A man and two women have been charged with criminal damage after Extinction Rebellion activists dug up a lawn outside a Cambridge University College.

Three others have been charged with criminal damage over a protest which took place the following day outside a research building run by oilfield service provider Schlumberger.

The glass front of the building, to the west of the city, was daubed with spray paint and some activists glued their hands to police vehicles.

Cambridgeshire Police said all six people have been released on bail to appear at Cambridge Magistrates’ Court on March 30.
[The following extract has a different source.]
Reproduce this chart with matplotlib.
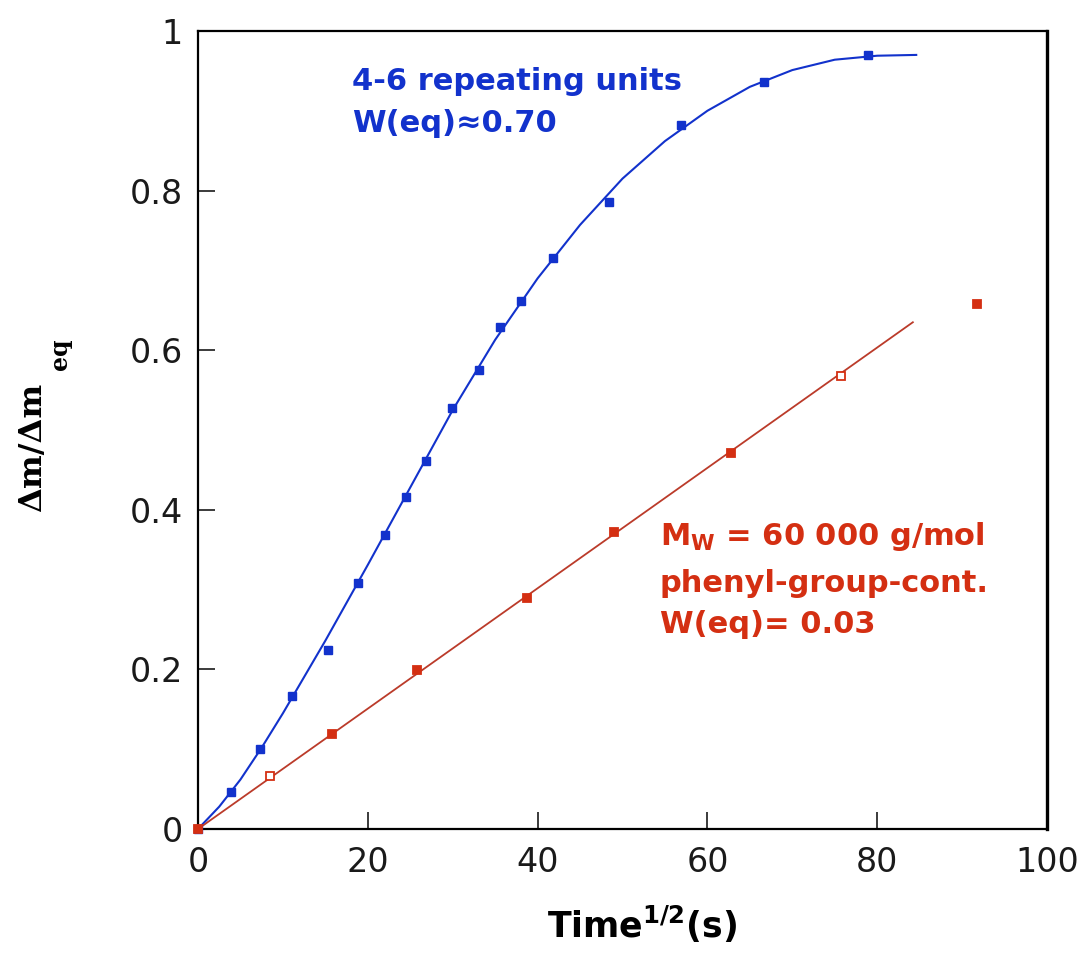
import matplotlib.pyplot as plt

# data
blue_x = [0, 3.9, 7.3, 11.1, 15.3, 18.8, 22.0, 24.5, 26.8, 29.9, 33.1, 35.6, 38.0, 41.8, 48.4, 56.9, 66.7, 78.9]
blue_y = [0, 0.046, 0.100, 0.167, 0.224, 0.308, 0.368, 0.416, 0.461, 0.528, 0.575, 0.629, 0.662, 0.716, 0.786, 0.882, 0.936, 0.970]

# fitted curve (blue)
fit_x = [0, 2.5, 5, 7.5, 10, 15, 20, 25, 30, 35, 40, 45, 50, 55, 60, 65, 70, 75, 80, 84.6]
fit_y = [0, 0.028, 0.062, 0.102, 0.145, 0.236, 0.331, 0.428, 0.525, 0.613, 0.690, 0.757, 0.815, 0.862, 0.900, 0.930, 0.951, 0.964, 0.969, 0.970]

red_x = [0, 8.5, 15.8, 25.8, 38.8, 49.0, 62.8, 75.7, 91.8]
red_y = [0, 0.066, 0.119, 0.199, 0.289, 0.372, 0.471, 0.568, 0.658]
red_open = [False, True, False, False, False, False, False, True, False]

# linear fit (red)
red_fit_x = [0, 84.2]
red_fit_y = [0, 0.635]

xticks = [0, 20, 40, 60, 80, 100]
yticks = [0, 0.2, 0.4, 0.6, 0.8, 1.0]
ytick_labels = ['0', '0.2', '0.4', '0.6', '0.8', '1']

blue = '#1232cc'
red = '#d42f12'
red_line = '#bb3b2a'

fig = plt.figure(figsize=(10.88, 9.68), dpi=100)
ax = fig.add_axes([0.182, 0.1436, 0.7803, 0.8244])

ax.plot(fit_x, fit_y, color=blue, lw=1.5, zorder=2)
ax.plot(blue_x, blue_y, 's', color=blue, ms=5.5, zorder=3, clip_on=False)

ax.plot(red_fit_x, red_fit_y, color=red_line, lw=1.3, zorder=2)
for x, y, o in zip(red_x, red_y, red_open):
    ax.plot(x, y, 's', ms=5.5, mec=red, mfc='white' if o else red, mew=1.3, zorder=3, clip_on=False)

ax.set_xlim(0, 100)
ax.set_ylim(0, 1)
ax.set_xticks(xticks)
ax.set_yticks(yticks)
ax.set_yticklabels(ytick_labels)
ax.tick_params(direction='in', length=12, width=1.2, labelsize=24, colors='#1a1a1a')
ax.tick_params(axis='x', pad=12)
ax.tick_params(axis='y', pad=11)
for s in ax.spines.values():
    s.set_linewidth(1.6)
ax.spines['right'].set_linewidth(2.4)

# annotations
ax.text(18.1, 0.926, '4-6 repeating units', color=blue, fontsize=22, fontweight='bold', va='baseline')
ax.text(18.1, 0.873, 'W(eq)≈0.70', color=blue, fontsize=22, fontweight='bold', va='baseline')
ax.text(54.4, 0.356, r'M$_{\mathbf{W}}$ = 60 000 g/mol', color=red, fontsize=22, fontweight='bold', va='baseline')
ax.text(54.4, 0.297, 'phenyl-group-cont.', color=red, fontsize=22, fontweight='bold', va='baseline')
ax.text(54.4, 0.2456, 'W(eq)= 0.03', color=red, fontsize=22, fontweight='bold', va='baseline')

# axis labels
fig.text(0.59, 0.024, r'Time$^{\mathbf{1/2}}$(s)', fontsize=25, fontweight='bold', ha='center', va='bottom')
fig.text(33 / 1088, (968 - 512) / 968, 'Δm/Δm', family='DejaVu Serif', fontsize=23,
         fontweight='bold', rotation=90, ha='center', va='bottom')
fig.text(60 / 1088, (968 - 370) / 968, 'eq', family='DejaVu Serif', fontsize=17,
         fontweight='bold', rotation=90, ha='center', va='bottom')

fig.savefig('out.png', dpi=100)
Extinction Rebellion protest
Detail of the protest (Tim Norman/PA)

The lawn outside the 16th-century Trinity College was targeted on Monday, with Extinction Rebellion citing the college’s “ties with fossil fuel companies” as a reason for the protest.

Activists also cited the college’s role in the proposed development of a farm in Suffolk.

Caitlin Fay, 19, of Tudor Rose Way, Harleston, Norfolk, and 62-year-old Gilbert Murray, of Hawthorne Avenue, Norwich, have both been charged with criminal damage in connection with the incident at Trinity College.

Gabriella Ditton, 26, of Violet Road, Norwich, has been charged with two counts of criminal damage in connection with Monday’s college lawn incident and over the incident at the Schlumberger building on Tuesday.

Extinction Rebellion described Schlumberger as a company with close links to Cambridge University and that “develops technology to drill the deep sea, drill for oil in the Arctic and frack communities”.

Cambridge stock
Cambridge University including Trinity College and Cambridge University Library (Joe Giddens/PA)

Tilly Porter, 21, of King’s Parade, Cambridge, has been charged with criminal damage in connection with the incident at the Schlumburger building.

Annie Hoyle, 26, of Windsor Road, Cambridge, and 64-year-old Donald Bell, of Bliss Way, Cambridge, have both been charged with obstructing a constable in the execution of their duty and criminal damage relating to the incident at the Schlumberger building.

A seventh person, a 53-year-old woman from Bury St Edmunds, was arrested on suspicion of criminal damage relating to the Schlumberger building.

She has been released under investigation, police said.